Just over a week ago, on March 3, the news broke that the Hubble Space Telescope has found the most distant galaxy seen to date, GN-z11. At a spectroscopically measured redshift of z=11.1, it breaks the previous record of z=10.7 (which is a redshift currently based on the photometric redshift method, rather than spectroscopy). The previous record for a galaxy which had been spectroscopically measured was z=8.68, so this new discovery breaks that record by some margin.
Here is an image of the galaxy. It is superimposed on an image of a survey called GOODS North to show the part of the sky where the galaxy was found.
Here is a screen capture of the summary of the Space Telescope Science Institute’s press release, you can find the actual press release here.
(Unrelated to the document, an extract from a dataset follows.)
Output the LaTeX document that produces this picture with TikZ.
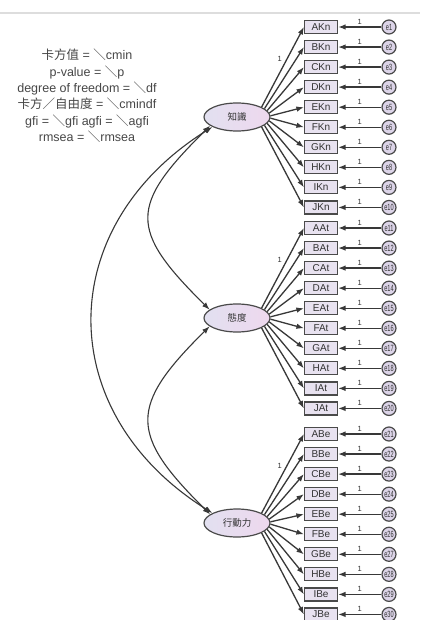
\documentclass[tikz,border=0pt]{standalone}
\usepackage{fontspec}
\setmainfont{Liberation Sans}
\newfontfamily\cjk{Noto Sans CJK TC}
\usetikzlibrary{arrows.meta,calc,shapes.geometric}

\definecolor{linegray}{HTML}{383838}
\definecolor{boxedge}{HTML}{4A4A4A}
\definecolor{boxfill}{HTML}{E8E2F0}
\definecolor{latL}{HTML}{E2E0F0}
\definecolor{latR}{HTML}{EED8EE}
\definecolor{errfill}{HTML}{DCD4E8}
\definecolor{txt}{HTML}{333333}
\definecolor{rule}{HTML}{DDDDDD}

\begin{document}
\begin{tikzpicture}[x=1pt,y=-1pt,
  arr/.style={-{Latex[length=7.5pt,width=5.5pt]}, draw=linegray, line width=1.3pt},
  cov/.style={{Latex[length=7.5pt,width=5.5pt]}-{Latex[length=7.5pt,width=5.5pt]},
    draw=linegray, line width=1.1pt},
  obs/.style={draw=boxedge, line width=1.2pt, fill=boxfill, minimum width=33pt,
    minimum height=13pt, inner sep=0pt, font=\fontsize{10}{10}\selectfont, text=txt},
  lat/.style={ellipse, draw=boxedge, line width=1.2pt, left color=latL, right color=latR,
    minimum width=66pt, minimum height=28pt, inner sep=0pt,
    font=\cjk\fontsize{9.5}{9.5}\selectfont, text=txt},
  err/.style={circle, draw=boxedge, line width=1.2pt, fill=errfill, minimum size=14pt,
    inner sep=0pt, font=\fontsize{9}{9}\selectfont, text=txt},
  one/.style={font=\fontsize{7.5}{7.5}\selectfont, text=txt, inner sep=1pt}
]
\useasboundingbox (0,0) rectangle (420,620);
\fill[white] (0,0) rectangle (420,620);
\draw[rule, line width=1.5pt] (0,13) -- (420,13);

% fit statistics placeholders
\node[align=center, text=txt!90, font=\fontsize{12.5}{16.4}\selectfont, inner sep=0pt]
  (stats) at (87,96)
  {{\cjk 卡方值} = {\cjk ＼}cmin\\
   p-value = {\cjk ＼}p\\
   degree of freedom = {\cjk ＼}df\\
   {\cjk 卡方／自由度} = {\cjk ＼}cmindf\\
   gfi = {\cjk ＼}gfi agfi = {\cjk ＼}agfi\\
   rmsea = {\cjk ＼}rmsea};

% latent factors
\node[lat] (z1) at (237,117) {知識};
\node[lat] (z2) at (237,318) {態度};
\node[lat] (z3) at (237,523) {行動力};

% indicators, error terms and loadings
\foreach \grp/\top/\suf in {1/27/Kn,2/228/At,3/434/Be}{
  \foreach \L [count=\i from 0] in {A,B,C,D,E,F,G,H,I,J}{
    \pgfmathsetmacro\yy{\top+20.05*\i}
    \pgfmathtruncatemacro\en{(\grp-1)*10+\i+1}
    \pgfmathtruncatemacro\ang{22-44*\i/9}
    \node[obs] (\L\suf) at (321,\yy) {\L\suf};
    \node[err] (e\en) at (389,\yy) {\scalebox{0.62}[1]{e\en}};
    \draw[arr] (e\en) -- node[one,above=1pt]{1} (\L\suf);
    \draw[arr] (z\grp.\ang) -- (\L\suf.west);
  }
}

% fixed loadings
\path (z1.22) -- (AKn.west) node[one,pos=0.6,left=4pt]{1};
\path (z2.22) -- (AAt.west) node[one,pos=0.6,left=4pt]{1};
\path (z3.22) -- (ABe.west) node[one,pos=0.6,left=4pt]{1};

% factor covariances
\draw[cov] (z1.198) .. controls +(-81,80) and +(-81,-80) .. (z2.163);
\draw[cov] (z2.197) .. controls +(-81,80) and +(-81,-80) .. (z3.162);
\draw[cov] (z1.202) .. controls +(-160,100) and +(-160,-100) .. (z3.158);
\end{tikzpicture}
\end{document}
You can see in the text of this press release summary that the galaxy is referred to as “surprisingly bright”, and below I show the beginning of the preprint of the paper announcing the result (dated March 3). You can read the preprint for yourself by following this link. Again, the galaxy is referred to as “remarkably luminous” in the preprint. Today I just wanted to present this exciting story, but next week I will explain more about a “schoolboy error” (or undergraduate error 😉 ) I made in discussing the brightness of this galaxy with colleagues.
But, more on my
schoolboy undergraduate error next week; as I say today I just want to present the story. At a redshift of 11.09 +0.08 and -0.12 (pretty small errors), this galaxy is being seen when the Universe was only some 400 million years old, or to put it another way we are seeing it some 13.3 billion years ago! Truly remarkable.